With a mindset to ‘deliver valuable high-quality increments of working software in time-boxed short iterations, through adaptive change, as more information comes to light in a communicative and collaborative manner’, you really don’t need a framework. Of course, you might use it, but you could also argue that people with an Agile mindset together with a proven software development approach (for example, DSDM) is enough to build a valuable high-quality software.
Another issue is that, in spite of a few frameworks’ focus, the Quality Assurance & Testing (QA&T) activities are often not well explained or integrated with the frameworks. In such cases, if you do use a framework, you can request a quality architect to fill in the blank spots or you use a QM approach.
You can use the QM approach with every framework, because QM is as independent of the used framework as working with an Agile mindset.
But, what is QM?
QM is an effort of each person involved in designing, building, running and maintaining software to be transparent on how the person gives substance to six pre-defined Quality key areas: QA Awareness, QA & Testing, Governance, Transparency, Automation and Infrastructure.
How does the QM approach work?
QM is a team effort and demands participation of all the people involved.
So, gather all people involved, which would be easy if you are Agile and work in a communicative and collaborative manner. You will see people with roles like business analyst, software architect, designer, developer, operations engineer, tester, database administrator and so on in the group.
(“Hey, aren’t these people always there, no matter which framework or software development approach is used?”)
Let every participant fill in — in the QM table — how they would add substance to the Quality key areas, and request a quality architect to be the moderator of the QM workshop as not all participants will be Quality experts.
How does a QM table look like?
Figure 1 shows a QM table that maps the quality key areas with various roles.
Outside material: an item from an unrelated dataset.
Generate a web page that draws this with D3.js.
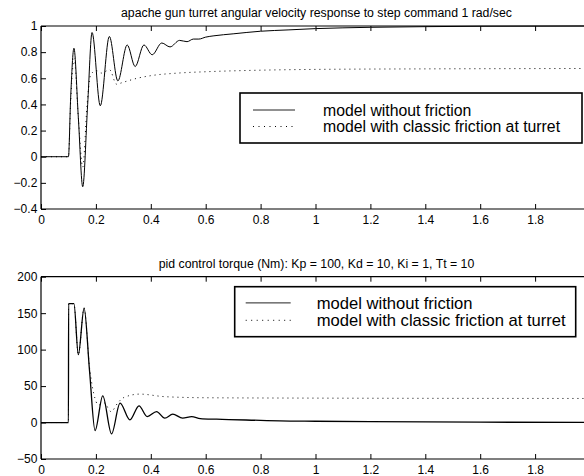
<!DOCTYPE html>
<html>
<head>
<meta charset="utf-8">
<script src="https://cdn.jsdelivr.net/npm/d3@7"></script>
<style>
    body { margin: 0; background: #fff; }
    svg { display: block; font-family: "Liberation Sans", Arial, Helvetica, sans-serif; }
</style>
</head>
<body>
<svg id="graphSVG" width="584" height="476"></svg>
<script>
// Data: [time (s), value]
const velNoFriction = [[0, 0], [0.1, 0], [0.108, 0.45], [0.12, 0.83], [0.136, 0.3], [0.152, -0.23],
    [0.17, 0.4], [0.186, 0.95], [0.216, 0.39], [0.249, 0.92], [0.28, 0.58], [0.314, 0.855],
    [0.343, 0.69], [0.375, 0.855], [0.405, 0.78], [0.44, 0.87], [0.47, 0.84], [0.505, 0.89],
    [0.532, 0.88], [0.555, 0.9], [0.575, 0.9], [0.6, 0.915], [0.63, 0.925], [0.7, 0.94],
    [0.8, 0.96], [0.9, 0.97], [1.0, 0.98], [1.1, 0.986], [1.2, 0.99], [1.4, 0.995], [1.6, 0.998], [2, 1.0]];
const velFriction = [[0, 0], [0.1, 0], [0.108, 0.42], [0.121, 0.75], [0.136, 0.3], [0.152, -0.08],
    [0.168, 0.4], [0.18, 0.62], [0.2, 0.66], [0.22, 0.64], [0.25, 0.665], [0.275, 0.555],
    [0.3, 0.57], [0.35, 0.6], [0.4, 0.62], [0.5, 0.64], [0.6, 0.65], [0.8, 0.662],
    [1.0, 0.668], [1.4, 0.672], [2, 0.675]];
const torqueNoFriction = [[0, 0], [0.1, 0], [0.1005, 163], [0.12, 163], [0.136, 93], [0.157, 157],
    [0.177, 70], [0.197, -11], [0.225, 36.6], [0.257, -15.5], [0.288, 26.6], [0.324, 3.7],
    [0.357, 22.9], [0.387, 8.2], [0.421, 15], [0.451, 6], [0.48, 11.5], [0.516, 6],
    [0.549, 8.2], [0.58, 5.5], [0.64, 4.6], [0.8, 3], [0.87, 2.3], [1.0, 1.8], [1.2, 1.2],
    [1.4, 0.8], [1.6, 0.5], [2, 0.2]];
const torqueFriction = [[0, 0], [0.1, 0], [0.1005, 163], [0.12, 163], [0.136, 93], [0.157, 157],
    [0.177, 75], [0.192, 40], [0.21, 24], [0.23, 27], [0.255, 15], [0.28, 27], [0.3, 34],
    [0.36, 39], [0.45, 35.5], [0.6, 34], [1, 33.5], [2, 33]];

const xTicks = [0, 0.2, 0.4, 0.6, 0.8, 1, 1.2, 1.4, 1.6, 1.8];
const velTicks = [-0.4, -0.2, 0, 0.2, 0.4, 0.6, 0.8, 1];
const torqueTicks = [-50, 0, 50, 100, 150, 200];
const legendLabels = ["model without friction", "model with classic friction at turret"];
const velTitle = "apache gun turret angular velocity response to step command 1 rad/sec";
const torqueTitle = "pid control torque (Nm): Kp = 100, Kd = 10, Ki = 1, Tt = 10";

const svg = d3.select('#graphSVG');
const left = 41;
const right = 590;   // axis box runs past the right edge of the picture

function drawPanel(opts) {
    const x = d3.scaleLinear().domain([0, 2]).range([left, right]);
    const y = d3.scaleLinear().domain(opts.yDomain).range([opts.bottom, opts.top]);
    const g = svg.append('g');

    // title
    g.append('text')
        .attr('x', 316.5)
        .attr('y', opts.top - 9)
        .attr('text-anchor', 'middle')
        .style('font-size', '12.3px')
        .text(opts.title);

    // curves
    const line = d3.line()
        .x(d => x(d[0]))
        .y(d => y(d[1]))
        .curve(d3.curveMonotoneX);

    g.append('path')
        .datum(opts.dotted)
        .attr('fill', 'none')
        .attr('stroke', '#000')
        .attr('stroke-width', 1)
        .attr('stroke-dasharray', '1,4')
        .attr('d', line);

    g.append('path')
        .datum(opts.solid)
        .attr('fill', 'none')
        .attr('stroke', '#000')
        .attr('stroke-width', opts.solidWidth)
        .attr('d', line);

    // axes, matlab style: ticks pointing in
    const fmt = d => d3.format('')(d).replace('-', '\u2212');
    const xb = g.append('g')
        .attr('transform', `translate(0,${opts.bottom})`)
        .call(d3.axisBottom(x).tickValues(xTicks).tickSize(-5).tickPadding(6.5).tickFormat(fmt));
    const xt = g.append('g')
        .attr('transform', `translate(0,${opts.top})`)
        .call(d3.axisTop(x).tickValues(xTicks).tickSize(-5).tickFormat(''));
    const yl = g.append('g')
        .attr('transform', `translate(${left},0)`)
        .call(d3.axisLeft(y).tickValues(opts.yTicks).tickSize(-5).tickPadding(3.7).tickFormat(fmt));

    [xb, xt, yl].forEach(a => {
        a.select('.domain').attr('stroke', '#000').attr('stroke-width', 1.2);
        a.selectAll('.tick line').attr('stroke', '#000');
        a.selectAll('.tick text').attr('fill', '#000').style('font-size', '12px')
            .style('font-family', '"Liberation Sans", Arial, sans-serif');
    });
    xb.select('.domain').attr('d', `M${left},0H${right}`);
    xt.select('.domain').attr('d', `M${left},0H${right}`);
    yl.select('.domain').attr('d', `M0,${opts.bottom}V${opts.top}`);

    // legend
    const L = opts.legend;
    const lg = g.append('g');
    lg.append('rect')
        .attr('x', L.x).attr('y', L.y)
        .attr('width', L.w).attr('height', L.h)
        .attr('fill', '#fff')
        .attr('stroke', '#000')
        .attr('stroke-width', 1.6);
    legendLabels.forEach((label, i) => {
        const ly = L.y + L.row0 + i * L.rowStep;
        lg.append('line')
            .attr('x1', L.x + L.lineX0).attr('x2', L.x + L.lineX1)
            .attr('y1', ly).attr('y2', ly)
            .attr('stroke', i === 0 ? '#222' : '#000')
            .attr('stroke-width', 1)
            .attr('stroke-dasharray', i === 0 ? null : '1,4.5');
        lg.append('text')
            .attr('x', L.x + L.textX)
            .attr('y', ly)
            .attr('dy', '0.36em')
            .style('font-size', L.fontSize + 'px')
            .text(label);
    });
}

drawPanel({
    top: 26, bottom: 209,
    yDomain: [-0.4, 1], yTicks: velTicks,
    solid: velNoFriction, dotted: velFriction, solidWidth: 1,
    title: velTitle,
    legend: { x: 240, y: 93, w: 342, h: 50, row0: 17, rowStep: 16.5,
              lineX0: 13, lineX1: 55, textX: 83, fontSize: 15.8 }
});

drawPanel({
    top: 276.7, bottom: 459,
    yDomain: [-50, 200], yTicks: torqueTicks,
    solid: torqueNoFriction, dotted: torqueFriction, solidWidth: 1.3,
    title: torqueTitle,
    legend: { x: 234.7, y: 286.7, w: 341, h: 50, row0: 16.2, rowStep: 17.4,
              lineX0: 11, lineX1: 56, textX: 82, fontSize: 16.6 }
});
</script>
</body>
</html>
At the intersections, the participants will mention the quality measures that they will apply. The end result is a table that you can use to provide clarity (transparency) to everyone about how each participant will contribute to the quality of software development. According to this table, the team can hold a certain person responsible if the promised contribution is not made.
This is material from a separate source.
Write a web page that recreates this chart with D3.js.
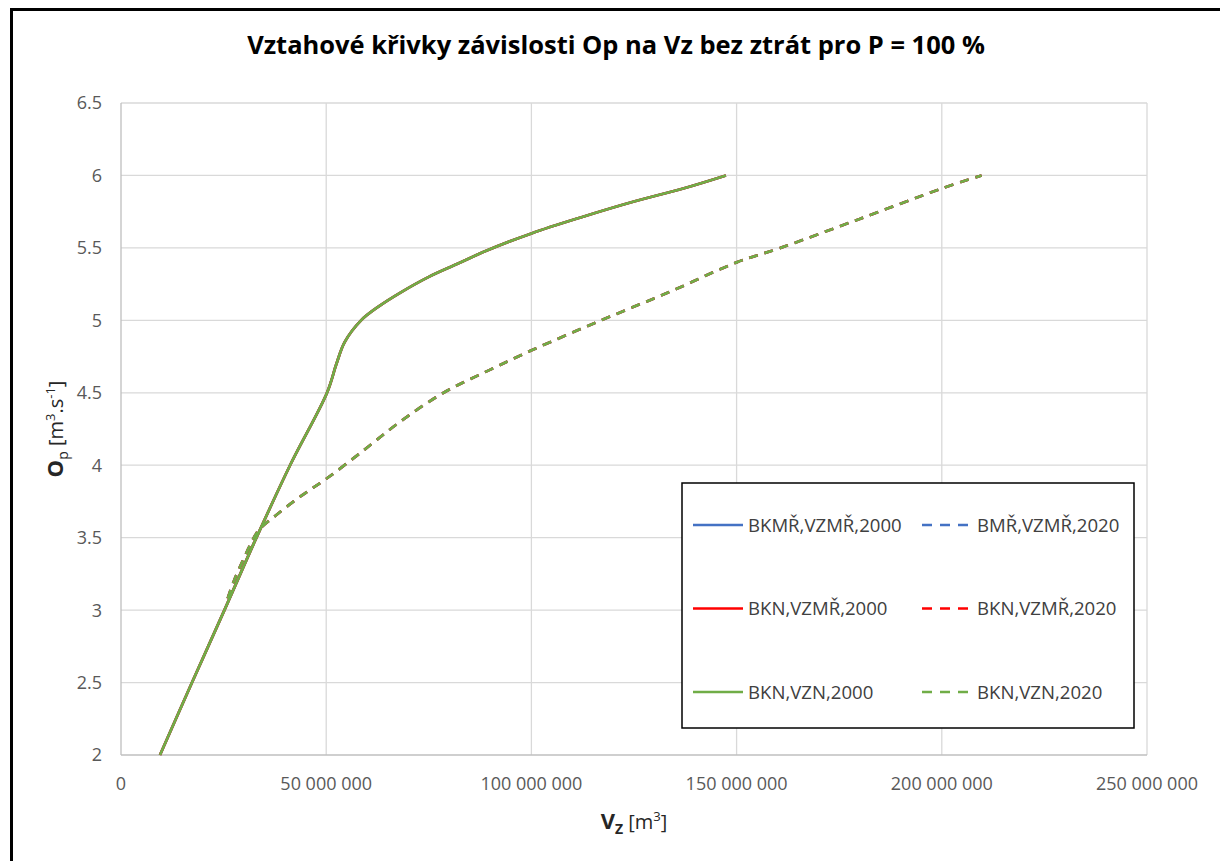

I have used this approach several times, perhaps not always as successful, but it has always made people think about quality, which is of utmost importance to me. After all, it is people who create valuable high-quality software and not a framework.
Figure 1: QM Table Format
For now, I just wanted to explain the QM approach. Which quality measures can be chosen, is for another time. But you can think of: INVEST, TDD, SbE, ATDD, BDD, pair programming, test design techniques, risk analysis, risk poker, MBTD, MBT, code quality and test automation tools, review techniques, DoD, DoR, DoS, WoW, and so on.
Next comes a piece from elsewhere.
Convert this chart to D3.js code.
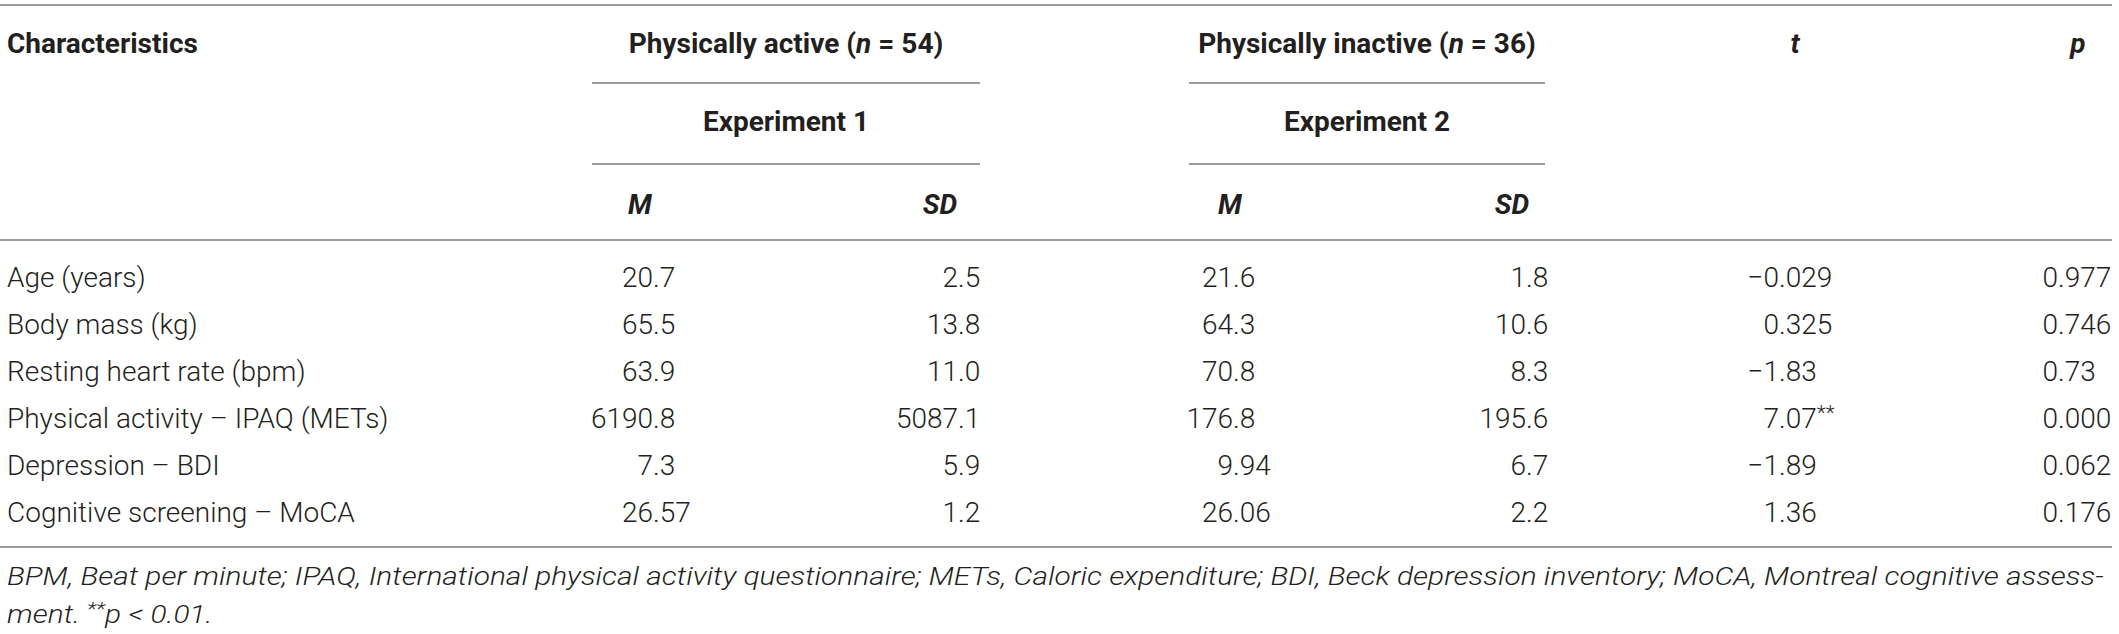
<!DOCTYPE html>
<html>
<head>
<meta charset="utf-8">
<script src="https://cdn.jsdelivr.net/npm/d3@7"></script>
<style>
  body { margin: 0; background: #fff; }
  svg { display: block; }
  text { font-family: Roboto, "Liberation Sans", sans-serif; fill: #231f20; }
  .body { font-size: 28px; font-weight: 300; }
  .head { font-size: 28px; font-weight: 700; }
  .note { font-size: 26px; font-weight: 300; font-style: italic; }
</style>
</head>
<body>
<svg></svg>
<script>
var width = 2119;
var height = 634;

// table content
var characteristics = ["Age (years)", "Body mass (kg)", "Resting heart rate (bpm)",
  "Physical activity \u2013 IPAQ (METs)", "Depression \u2013 BDI", "Cognitive screening \u2013 MoCA"];
var activeM  = ["20.7", "65.5", "63.9", "6190.8", "7.3", "26.57"];
var activeSD = ["2.5", "13.8", "11.0", "5087.1", "5.9", "1.2"];
var inactiveM  = ["21.6", "64.3", "70.8", "176.8", "9.94", "26.06"];
var inactiveSD = ["1.8", "10.6", "8.3", "195.6", "6.7", "2.2"];
var tValues = ["\u22120.029", "0.325", "\u22121.83", "7.07**", "\u22121.89", "1.36"];
var pValues = ["0.977", "0.746", "0.73", "0.000", "0.062", "0.176"];

var groupLabels = [["Physically active (", "n", " = 54)"], ["Physically inactive (", "n", " = 36)"]];
var experimentLabels = ["Experiment 1", "Experiment 2"];
var statLabels = ["M", "SD", "M", "SD"];
var footnote1 = "BPM, Beat per minute; IPAQ, International physical activity questionnaire; METs, Caloric expenditure; BDI, Beck depression inventory; MoCA, Montreal cognitive assess-";

var columns = [activeM, activeSD, inactiveM, inactiveSD, tValues, pValues];

// x of decimal point in each value column
var colX = d3.scaleOrdinal()
  .domain(d3.range(6))
  .range([653, 958, 1233, 1526, 1779, 2058]);
var headX = d3.scaleOrdinal()
  .domain(d3.range(4))
  .range([640, 940, 1230, 1512]);
var groupX = d3.scaleOrdinal().domain([0, 1]).range([[592, 980], [1189, 1545]]);

var y = d3.scalePoint()
  .domain(characteristics)
  .range([287, 522]);

var svg = d3.select("svg")
    .attr("width", width)
    .attr("height", height);

// rules
var ruleColor = "#9c9c9c";
[5, 240, 547].forEach(function(yy) {
  svg.append("line")
      .attr("x1", 0).attr("x2", 2112)
      .attr("y1", yy).attr("y2", yy)
      .attr("stroke", ruleColor).attr("stroke-width", 2);
});
[83, 164].forEach(function(yy) {
  svg.selectAll(null)
    .data([0, 1])
    .enter()
    .append("line")
      .attr("x1", d => groupX(d)[0]).attr("x2", d => groupX(d)[1])
      .attr("y1", yy).attr("y2", yy)
      .attr("stroke", ruleColor).attr("stroke-width", 2);
});

// header row 1
svg.append("text").attr("class", "head").attr("x", 7).attr("y", 53).text("Characteristics");

svg.selectAll(".group")
  .data(groupLabels)
  .enter()
  .append("text")
    .attr("class", "head group")
    .attr("x", (d, i) => (groupX(i)[0] + groupX(i)[1]) / 2)
    .attr("y", 53)
    .attr("text-anchor", "middle")
    .each(function(d) {
      var t = d3.select(this);
      t.append("tspan").text(d[0]);
      t.append("tspan").attr("font-style", "italic").text(d[1]);
      t.append("tspan").text(d[2]);
    });

svg.append("text").attr("class", "head").attr("x", 1795).attr("y", 53)
    .attr("text-anchor", "middle").attr("font-style", "italic").text("t");
svg.append("text").attr("class", "head").attr("x", 2078).attr("y", 53)
    .attr("text-anchor", "middle").attr("font-style", "italic").text("p");

// header row 2
svg.selectAll(".exp")
  .data(experimentLabels)
  .enter()
  .append("text")
    .attr("class", "head exp")
    .attr("x", (d, i) => (groupX(i)[0] + groupX(i)[1]) / 2)
    .attr("y", 131)
    .attr("text-anchor", "middle")
    .text(d => d);

// header row 3
svg.selectAll(".stat")
  .data(statLabels)
  .enter()
  .append("text")
    .attr("class", "head stat")
    .attr("x", (d, i) => headX(i))
    .attr("y", 214)
    .attr("text-anchor", "middle")
    .attr("font-style", "italic")
    .text(d => d);

// row labels
svg.selectAll(".label")
  .data(characteristics)
  .enter()
  .append("text")
    .attr("class", "body label")
    .attr("x", 7)
    .attr("y", d => y(d))
    .text(d => d);

// values, aligned on the decimal point
columns.forEach(function(col, ci) {
  var g = svg.append("g");
  col.forEach(function(v, ri) {
    var dot = v.indexOf(".");
    var stars = v.indexOf("*") >= 0 ? v.slice(v.indexOf("*")) : "";
    var num = stars ? v.slice(0, v.indexOf("*")) : v;
    g.append("text")
        .attr("class", "body")
        .attr("x", colX(ci))
        .attr("y", y(characteristics[ri]))
        .attr("text-anchor", "end")
        .text(num.slice(0, dot));
    var r = g.append("text")
        .attr("class", "body")
        .attr("x", colX(ci))
        .attr("y", y(characteristics[ri]))
        .text(num.slice(dot));
    if (stars) {
      r.append("tspan").attr("font-size", 21).attr("dy", -8).text(stars);
    }
  });
});

// footnote, stretched so the first line runs the full width like the original
var note = svg.append("g");
var n1 = note.append("text")
    .attr("class", "note")
    .attr("x", 0).attr("y", 585)
    .text(footnote1);
var n2 = note.append("text").attr("class", "note").attr("x", 0).attr("y", 623);
n2.append("tspan").text("ment. ");
n2.append("tspan").attr("font-size", 19).attr("dy", -8).text("**");
n2.append("tspan").attr("dy", 8).text("p");
n2.append("tspan").text(" < 0.01.");
var stretch = 2098 / n1.node().getComputedTextLength();
note.attr("transform", "translate(7,0) scale(" + stretch + ",1)");
</script>
</body>
</html>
Given the simplicity of QM, I encourage you to apply this — or experiment with it — immediately. I am sure you will be able to implement it even without further explanation.
Remember: Don’t let ‘non-software development’ frameworks
distract you from the real goals of designing, building, running and
maintaining a valuable high-quality software, preferably done by people with an
Agile mindset and possibly supported by QM to achieve these goals!
 The six quality key areas are borrowed from Sogeti’s Agile Quality Improvement framework.